## start
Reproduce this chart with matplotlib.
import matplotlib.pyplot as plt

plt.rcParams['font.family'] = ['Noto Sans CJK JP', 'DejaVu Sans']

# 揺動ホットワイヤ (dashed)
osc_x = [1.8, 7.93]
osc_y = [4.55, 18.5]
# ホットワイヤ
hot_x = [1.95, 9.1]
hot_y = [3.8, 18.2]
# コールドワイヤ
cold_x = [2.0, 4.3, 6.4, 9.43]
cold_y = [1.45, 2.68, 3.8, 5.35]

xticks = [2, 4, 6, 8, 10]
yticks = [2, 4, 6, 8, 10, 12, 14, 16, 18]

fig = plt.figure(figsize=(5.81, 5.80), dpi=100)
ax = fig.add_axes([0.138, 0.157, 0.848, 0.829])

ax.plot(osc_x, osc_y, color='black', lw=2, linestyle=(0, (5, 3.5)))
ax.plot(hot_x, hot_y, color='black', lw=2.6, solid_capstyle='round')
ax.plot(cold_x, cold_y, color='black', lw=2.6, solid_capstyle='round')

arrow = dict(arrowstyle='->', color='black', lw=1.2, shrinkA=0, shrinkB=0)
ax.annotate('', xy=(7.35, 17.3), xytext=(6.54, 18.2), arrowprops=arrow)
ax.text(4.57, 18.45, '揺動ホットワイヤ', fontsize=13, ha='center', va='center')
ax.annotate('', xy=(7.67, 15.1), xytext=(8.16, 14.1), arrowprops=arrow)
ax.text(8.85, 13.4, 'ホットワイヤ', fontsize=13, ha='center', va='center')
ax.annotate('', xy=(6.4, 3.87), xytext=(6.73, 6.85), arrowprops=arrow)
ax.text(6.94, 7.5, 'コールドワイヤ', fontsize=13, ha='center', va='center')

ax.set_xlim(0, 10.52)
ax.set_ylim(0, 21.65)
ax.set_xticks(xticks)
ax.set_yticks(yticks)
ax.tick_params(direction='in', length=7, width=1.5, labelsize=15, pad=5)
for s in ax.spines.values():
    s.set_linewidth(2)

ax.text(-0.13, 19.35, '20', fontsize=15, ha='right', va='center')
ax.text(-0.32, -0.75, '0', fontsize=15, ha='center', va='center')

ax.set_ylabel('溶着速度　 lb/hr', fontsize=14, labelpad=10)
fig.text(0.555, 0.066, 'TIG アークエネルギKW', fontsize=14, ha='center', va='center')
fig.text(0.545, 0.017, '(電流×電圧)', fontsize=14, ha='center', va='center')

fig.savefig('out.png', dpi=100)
## end
◆ **GIVEN INSTRUCTION**
Print again each line of the listing above, exactly as it appears.

◆ **THE RESULT**
Reproduce this chart with matplotlib.
import matplotlib.pyplot as plt

plt.rcParams['font.family'] = ['Noto Sans CJK JP', 'DejaVu Sans']

# 揺動ホットワイヤ (dashed)
osc_x = [1.8, 7.93]
osc_y = [4.55, 18.5]
# ホットワイヤ
hot_x = [1.95, 9.1]
hot_y = [3.8, 18.2]
# コールドワイヤ
cold_x = [2.0, 4.3, 6.4, 9.43]
cold_y = [1.45, 2.68, 3.8, 5.35]

xticks = [2, 4, 6, 8, 10]
yticks = [2, 4, 6, 8, 10, 12, 14, 16, 18]

fig = plt.figure(figsize=(5.81, 5.80), dpi=100)
ax = fig.add_axes([0.138, 0.157, 0.848, 0.829])

ax.plot(osc_x, osc_y, color='black', lw=2, linestyle=(0, (5, 3.5)))
ax.plot(hot_x, hot_y, color='black', lw=2.6, solid_capstyle='round')
ax.plot(cold_x, cold_y, color='black', lw=2.6, solid_capstyle='round')

arrow = dict(arrowstyle='->', color='black', lw=1.2, shrinkA=0, shrinkB=0)
ax.annotate('', xy=(7.35, 17.3), xytext=(6.54, 18.2), arrowprops=arrow)
ax.text(4.57, 18.45, '揺動ホットワイヤ', fontsize=13, ha='center', va='center')
ax.annotate('', xy=(7.67, 15.1), xytext=(8.16, 14.1), arrowprops=arrow)
ax.text(8.85, 13.4, 'ホットワイヤ', fontsize=13, ha='center', va='center')
ax.annotate('', xy=(6.4, 3.87), xytext=(6.73, 6.85), arrowprops=arrow)
ax.text(6.94, 7.5, 'コールドワイヤ', fontsize=13, ha='center', va='center')

ax.set_xlim(0, 10.52)
ax.set_ylim(0, 21.65)
ax.set_xticks(xticks)
ax.set_yticks(yticks)
ax.tick_params(direction='in', length=7, width=1.5, labelsize=15, pad=5)
for s in ax.spines.values():
    s.set_linewidth(2)

ax.text(-0.13, 19.35, '20', fontsize=15, ha='right', va='center')
ax.text(-0.32, -0.75, '0', fontsize=15, ha='center', va='center')

ax.set_ylabel('溶着速度　 lb/hr', fontsize=14, labelpad=10)
fig.text(0.555, 0.066, 'TIG アークエネルギKW', fontsize=14, ha='center', va='center')
fig.text(0.545, 0.017, '(電流×電圧)', fontsize=14, ha='center', va='center')

fig.savefig('out.png', dpi=100)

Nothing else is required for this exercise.